Sunday, September 2, 2007

Dancing

Today I had long instant message conversations with two girlfriends. I met these women online, one lives 1500 miles away, the other on another continent, yet they've become real, whole people to me. I stood later in my living room, and later yet in my backyard, and danced to music playing on my iPod's headphones, to songs recommended by those far-off friends. Here is the thing: my constant reminders of the shrinking world make me despise my ignorance. It is shameful that I have not engaged myself with people from other cultures in years, that I am well educated yet know no other languages, that I've never travelled outside this continent. My time has been far too focused on the tiny sphere that I moved within each day, and that sphere feels constricting these days. I am fighting the urge to sweep everything aside, but I welcome these stirrings of desire for change. Change that I might choose. That seems the key to my musings these days.
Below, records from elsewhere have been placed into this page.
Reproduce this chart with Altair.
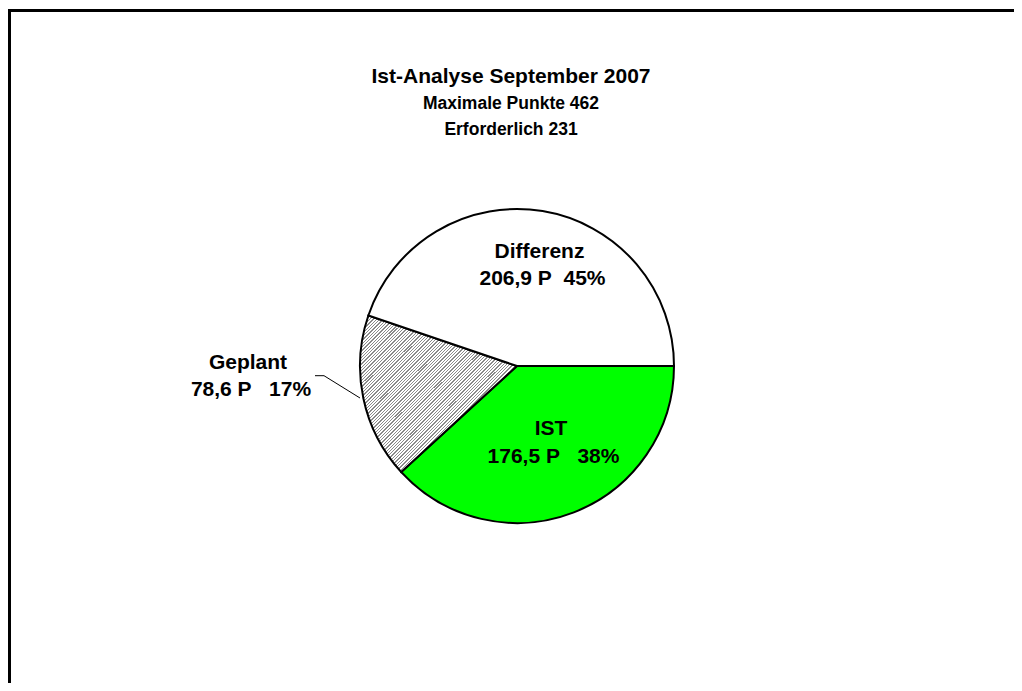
import math
import altair as alt
import pandas as pd

# ---- data ----
categories = ["IST", "Geplant", "Differenz"]
points = [176.5, 78.6, 206.9]
slice_order = [0, 1, 2]
gaps = ["\u00a0\u00a0 ", "\u00a0\u00a0 ", "\u00a0 "]
title_lines = ["Ist-Analyse September 2007", "Maximale Punkte 462", "Erforderlich 231"]

total = sum(points)


def fmt(v):
    return f"{v:.1f}".replace(".", ",")


details = [
    f"{fmt(v)} P{g}{round(v / total * 100)}%" for v, g in zip(points, gaps)
]

df = pd.DataFrame(
    {"cat": categories, "val": points, "ord": slice_order, "detail": details}
)

# ---- hatch (diagonal stripes) as a sharp-stop linear gradient ----
n = 95
stops = []
for i in range(n):
    a = round(i / n, 5)
    b = round((i + 0.4) / n, 5)
    c = round((i + 1) / n, 5)
    stops += [
        {"offset": a, "color": "#8a8a8a"},
        {"offset": b, "color": "#8a8a8a"},
        {"offset": b, "color": "#ffffff"},
        {"offset": c, "color": "#ffffff"},
    ]
hatch = {"gradient": "linear", "x1": 0, "y1": 0, "x2": 1, "y2": 1, "stops": stops}

fill = (
    alt.when(alt.datum.cat == "IST")
    .then(alt.value("#00ff00"))
    .when(alt.datum.cat == "Geplant")
    .then(alt.value(hatch))
    .otherwise(alt.value("#ffffff"))
)

CX, CY = 509, 358

pie = (
    alt.Chart(df)
    .mark_arc(radius=157, stroke="black", strokeWidth=2)
    .encode(
        theta=alt.Theta(
            "val:Q",
            stack=True,
            scale=alt.Scale(range=[math.pi / 2, math.pi / 2 + 2 * math.pi]),
        ),
        order=alt.Order("ord:Q"),
        fill=fill,
        x=alt.value(CX),
        y=alt.value(CY),
    )
)

FONT = "Liberation Sans"


def label(cat, field, x, y):
    return (
        alt.Chart(df)
        .transform_filter(alt.datum.cat == cat)
        .mark_text(
            font=FONT,
            fontWeight="bold",
            fontSize=21,
            align="center",
            baseline="alphabetic",
            color="black",
        )
        .encode(x=alt.value(x), y=alt.value(y), text=f"{field}:N")
    )


labels = [
    label("Differenz", "cat", 531.5, 249.5),
    label("Differenz", "detail", 534.5, 277),
    label("Geplant", "cat", 240, 361),
    label("Geplant", "detail", 243, 388),
    label("IST", "cat", 543, 427),
    label("IST", "detail", 545.5, 455),
]

one = pd.DataFrame({"k": [0]})


def title_text(txt, size, y):
    return (
        alt.Chart(one)
        .mark_text(
            font=FONT,
            fontWeight="bold",
            fontSize=size,
            align="center",
            baseline="alphabetic",
            color="black",
        )
        .encode(x=alt.value(503), y=alt.value(y), text=alt.value(txt))
    )


titles = [
    title_text(title_lines[0], 21, 74.5),
    title_text(title_lines[1], 17.5, 100.5),
    title_text(title_lines[2], 17.5, 126.5),
]

frame_top = (
    alt.Chart(one)
    .mark_rule(color="black", strokeWidth=3)
    .encode(x=alt.value(0), x2=alt.value(1010), y=alt.value(2.5))
)
frame_left = (
    alt.Chart(one)
    .mark_rule(color="black", strokeWidth=3)
    .encode(x=alt.value(1.5), y=alt.value(1), y2=alt.value(675))
)

leader1 = (
    alt.Chart(one)
    .mark_rule(color="black", strokeWidth=1)
    .encode(x=alt.value(307), x2=alt.value(316), y=alt.value(367.7), y2=alt.value(367.7))
)
leader2 = (
    alt.Chart(one)
    .mark_rule(color="black", strokeWidth=1)
    .encode(x=alt.value(316), x2=alt.value(352), y=alt.value(367.7), y2=alt.value(390))
)

chart = (
    alt.layer(pie, leader1, leader2, frame_top, frame_left, *labels, *titles)
    .properties(
        width=1006,
        height=675,
        autosize=alt.AutoSizeParams(type="none"),
        padding=0,
        background="#ffffff",
    )
    .configure_view(strokeWidth=0)
)

chart.save("out.html", embed_options={"renderer": "svg", "actions": False})
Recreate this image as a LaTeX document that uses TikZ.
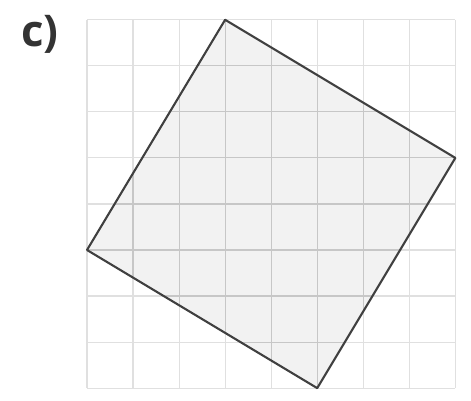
\documentclass[tikz,border=0pt]{standalone}
\usepackage{fontspec}
\setmainfont{Open Sans}
\begin{document}
\begin{tikzpicture}
        \useasboundingbox (-1.89,-0.26) rectangle (8.34,8.43);
        \coordinate (top) at (3,8);
        \coordinate (right) at (8,5);
        \coordinate (bottom) at (5,0);
        \coordinate (left) at (0,3);
        \fill[black!5] (top)--(right)--(bottom)--(left)--cycle;
        \draw[black!12,line width=0.7pt] (0,0) grid (8,8);
        \begin{scope}
            \clip (top)--(right)--(bottom)--(left)--cycle;
            \draw[black!22,line width=0.7pt] (0,0) grid (8,8);
        \end{scope}
        \draw[black!75,line width=1.3pt,line join=round] (top)--(right)--(bottom)--(left)--cycle;
        \node[black!80,font=\bfseries\fontsize{27}{27}\selectfont] (label) at (-1.02,7.68) {c)};
\end{tikzpicture}
\end{document}
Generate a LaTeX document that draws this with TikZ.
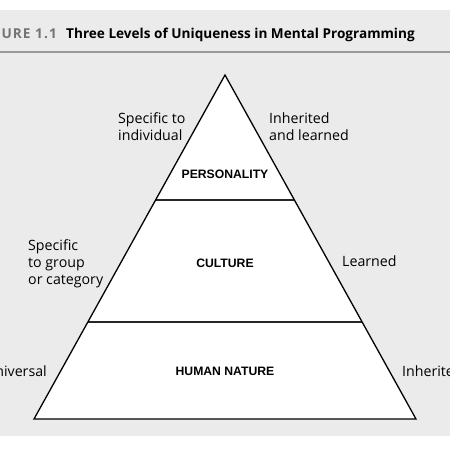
\documentclass[tikz,border=0pt]{standalone}
\usepackage{fontspec}
\setmainfont{Open Sans}
\newfontfamily\lvlfont{Liberation Sans}
\begin{document}
\begin{tikzpicture}[x=1pt,y=-1pt,
  lbl/.style={font=\fontsize{14.2}{17}\selectfont, inner sep=0pt, align=left},
  lvl/.style={font=\lvlfont\bfseries\fontsize{12.2}{14}\selectfont, inner sep=0pt},
  edge/.style={line width=1.3pt, black},
  divider/.style={line width=1.1pt, black!85}]
\useasboundingbox (0,0) rectangle (450,450);
\clip (0,0) rectangle (450,450);
\fill[white] (0,0) rectangle (450,450);
\fill[black!8] (0,10) rectangle (450,436);
\draw[black!40, line width=1.5pt] (0,52) -- (450,52);
\node[anchor=base west, inner sep=0pt, font=\bfseries\fontsize{13.6}{15}\selectfont] (title) at (66,38) {Three Levels of Uniqueness in Mental Programming};
\node[anchor=base east, inner sep=0pt, font=\bfseries\fontsize{13.6}{15}\selectfont\addfontfeature{LetterSpace=8}, text=black!55] (fig) at (57,38) {FIGURE 1.1};
% triangle
\coordinate (apex) at (225,75);
\coordinate (bl) at (34,419);
\coordinate (br) at (416,419);
\coordinate (d1l) at (155.6,200);
\coordinate (d1r) at (294.4,200);
\coordinate (d2l) at (88,322);
\coordinate (d2r) at (362,322);
\fill[white] (apex) -- (bl) -- (br) -- cycle;
\draw[divider] (d1l) -- (d1r);
\draw[divider] (d2l) -- (d2r);
\draw[edge, line join=miter] (apex) -- (bl) -- (br) -- cycle;
% level labels
\node[lvl] (pers) at (225,174) {PERSONALITY};
\node[lvl] (cult) at (225,263) {CULTURE};
\node[lvl] (hum) at (225,371) {HUMAN NATURE};
% side labels
\node[lbl, anchor=base west] (ind) at (118,140) {Specific to\\individual};
\node[lbl, anchor=base west] (inh) at (269,140) {Inherited\\and learned};
\node[lbl, anchor=base west] (grp) at (28,284) {Specific\\to group\\or category};
\node[lbl, anchor=base west] (lrn) at (342,266) {Learned};
\node[lbl, anchor=base east] (uni) at (47,376) {Universal};
\node[lbl, anchor=base west] (inh2) at (402,376) {Inherited};
\end{tikzpicture}
\end{document}
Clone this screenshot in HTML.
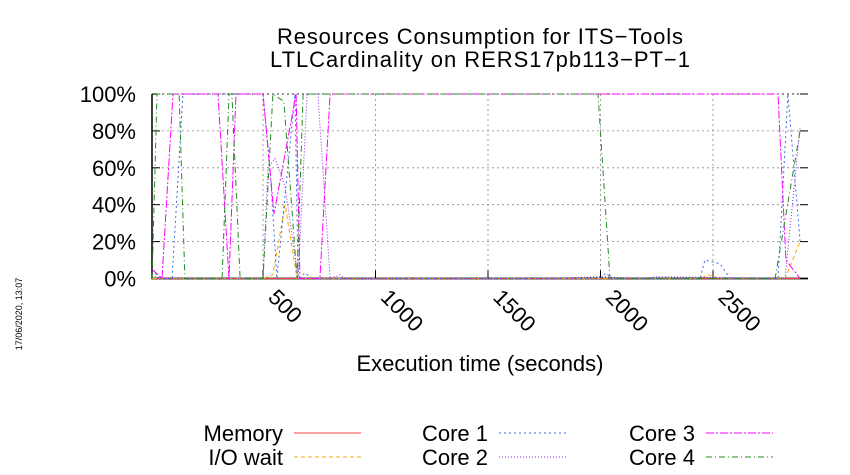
<!DOCTYPE html>
<html><head><meta charset="utf-8"><style>
body{margin:0;background:#fff;}
svg{display:block;font-family:"Liberation Sans",sans-serif;}
</style></head><body>
<svg id="chart" width="850" height="475" viewBox="0 0 850 475">
<text x="480" y="44" font-size="22" text-anchor="middle" textLength="406">Resources Consumption for ITS−Tools</text>
<text x="480" y="67" font-size="22" text-anchor="middle" textLength="420">LTLCardinality on RERS17pb113−PT−1</text>
<text transform="translate(22,314) rotate(-90)" font-size="9" text-anchor="middle">17/06/2020, 13:07</text>
<text x="480" y="371" font-size="22" text-anchor="middle">Execution time (seconds)</text>
<g id="grid"></g>
<g id="axes"></g>
<g id="series"></g>
<g id="legend"></g>
</svg>
<script>
const xTicks = [500, 1000, 1500, 2000, 2500];
const yTicks = [0, 20, 40, 60, 80, 100];
const memT = [7, 2887];
const memV = [0, 0];
const ioT = [7, 500, 544, 598, 651, 2442, 2480, 2531, 2776, 2820, 2887];
const ioV = [0, 0, 2, 40, 0, 0, 2, 0, 0, 0, 20];
const c1T = [7, 42, 96, 144, 500, 531, 562, 642, 656, 687, 720, 1998, 2024, 2051, 2442, 2464, 2531, 2576, 2789, 2833, 2887];
const c1V = [5, 0, 0, 100, 100, 60, 0, 100, 0, 3, 0, 0, 3, 0, 0, 10, 8, 0, 0, 100, 20];
const c2T = [7, 42, 500, 522, 553, 598, 656, 696, 744, 798, 842, 864, 1750, 1998, 2190, 2250, 2820, 2887];
const c2V = [2, 0, 0, 60, 65, 50, 0, 100, 100, 0, 2, 0, 0, 1, 0, 1, 0, 82];
const c3T = [7, 51, 100, 300, 349, 380, 500, 549, 647, 664, 753, 798, 2789, 2824, 2887];
const c3V = [5, 0, 100, 100, 0, 100, 100, 35, 100, 0, 0, 100, 100, 10, 0];
const c4T = [7, 29, 127, 153, 318, 349, 362, 398, 500, 544, 593, 651, 678, 1989, 2042, 2776, 2887];
const c4V = [0, 100, 100, 0, 0, 100, 100, 0, 0, 100, 96, 0, 100, 100, 0, 0, 80];
const seriesNames = ["Memory", "I/O wait", "Core 1", "Core 2", "Core 3", "Core 4"];

const X0 = 152, X1 = 808, Y0 = 278.5, Y1 = 94;
const xs = t => 150.5 + t * 0.225;
const ys = v => Y0 - (v / 100) * (Y0 - Y1);
const NS = "http://www.w3.org/2000/svg";
function mk(tag, attrs, parent) {
  const e = document.createElementNS(NS, tag);
  for (const k in attrs) e.setAttribute(k, attrs[k]);
  parent.appendChild(e);
  return e;
}
const grid = document.getElementById('grid');
const axes = document.getElementById('axes');
yTicks.forEach(v => {
  if (v > 0) {
    const g = mk('line', {x1: X0, x2: X1, y1: ys(v), y2: ys(v), stroke: '#888', 'stroke-width': 0.8, 'stroke-dasharray': '2,3'}, grid);
    
    
  }
  const t = mk('text', {x: 136, y: ys(v) + 8, 'font-size': 22, 'text-anchor': 'end'}, axes);
  t.textContent = v + '%';
  
  
  mk('line', {x1: X0, x2: X0 + 8, y1: ys(v), y2: ys(v), stroke: '#000', 'stroke-width': 1}, axes);
  mk('line', {x1: X1 - 8, x2: X1, y1: ys(v), y2: ys(v), stroke: '#000', 'stroke-width': 1}, axes);
});
xTicks.forEach(v => {
  const x = xs(v);
  const g = mk('line', {x1: x, x2: x, y1: Y1, y2: Y0, stroke: '#888', 'stroke-width': 0.8, 'stroke-dasharray': '2,3'}, grid);
  
  
  mk('line', {x1: x, x2: x, y1: Y0 - 8, y2: Y0, stroke: '#000', 'stroke-width': 1}, axes);
  const t = mk('text', {transform: `translate(${x + 4},${Y0 + 20}) rotate(45)`, 'font-size': 22, 'text-anchor': 'start'}, axes);
  t.textContent = v;
  
  
});
mk('polyline', {points: `${X0},${Y1} ${X0},${Y0} ${X1},${Y0}`, fill: 'none', stroke: '#000', 'stroke-width': 1.5}, axes);
mk('line', {x1: X0, x2: X1, y1: Y1, y2: Y1, stroke: '#000', 'stroke-width': 0.8, 'stroke-dasharray': '2,3'}, axes);

const styles = [
  {c: '#ff4040', d: ''},
  {c: '#ffa500', d: '4,3'},
  {c: '#4169e1', d: '2,3'},
  {c: '#8a2be2', d: '1,2'},
  {c: '#ff00ff', d: '8,2,2,2'},
  {c: '#228b22', d: '6,3,1,3'}
];
const data = [[memT, memV], [ioT, ioV], [c1T, c1V], [c2T, c2V], [c3T, c3V], [c4T, c4V]];
const ser = document.getElementById('series');
const ids = ['memory', 'io-wait', 'core-1', 'core-2', 'core-3', 'core-4'];
data.forEach((d, i) => {
  const pts = d[0].map((t, j) => xs(t).toFixed(1) + ',' + ys(d[1][j]).toFixed(1)).join(' ');
  const p = mk('polyline', {points: pts, fill: 'none', stroke: styles[i].c, 'stroke-width': 1, 'stroke-dasharray': styles[i].d}, ser);
  
  
});
mk('line', {x1: X0, x2: X1, y1: Y0, y2: Y0, stroke: '#000', 'stroke-width': 1.5}, axes);
const leg = document.getElementById('legend');
const lpos = [[283, 441], [283, 465], [488, 441], [488, 465], [695, 441], [695, 465]];
seriesNames.forEach((n, i) => {
  const [x, y] = lpos[i];
  const t = mk('text', {x: x, y: y, 'font-size': 22, 'text-anchor': 'end'}, leg);
  t.textContent = n;
  
  
  const l = mk('line', {x1: x + 11, x2: x + 78, y1: y - 8, y2: y - 8, stroke: styles[i].c, 'stroke-width': 1, 'stroke-dasharray': styles[i].d}, leg);
  
  
});
</script>
</body></html>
Just watched the film "The Queen" - several friends had recommended, no, demanded that I see it. What a performance Helen Mirren gives, and what an icy-cool message of such weight. The film reminds us that some elements of our lives are prescribed, some of the life-paths we will walk, that we must walk, are chosen for us. But it is in us to change, to adapt, to react with purpose and not with fear. This is my mantra these days - to live with purpose and not in fear of what I do not, cannot, will not or have not had. Living with purpose is, it seems, the prerequisite to living in joy.

I am a fan, a starstruck and giddy fan, of the writer Andre Dubus. In a book of tributes to Andre Dubus, a friend quotes a letter that he wrote. The quote is lovely, and funny, and smart. But a single sentence in it has become something I hear echoing in my mind in moments of joy and of pain. The sentence is this:


This is not all fun in the sun but a durable, graceful dance to the music of mortality.

Indeed. I believe that shadows make us see light more vividly, that there is no life worth living that doesn't have difficult moments, that loss and failure and hurt make success and joy sweeter. We are in a durable, graceful dance to the music of mortality.

Isn't it lovely?

Peace and hope ~ patti

2 comments:

Anonymous said...

Good stuff. Keep these coming.

Anonymous said...

No wonder you're a fan of Mr. Dubus. Thanks for sharing.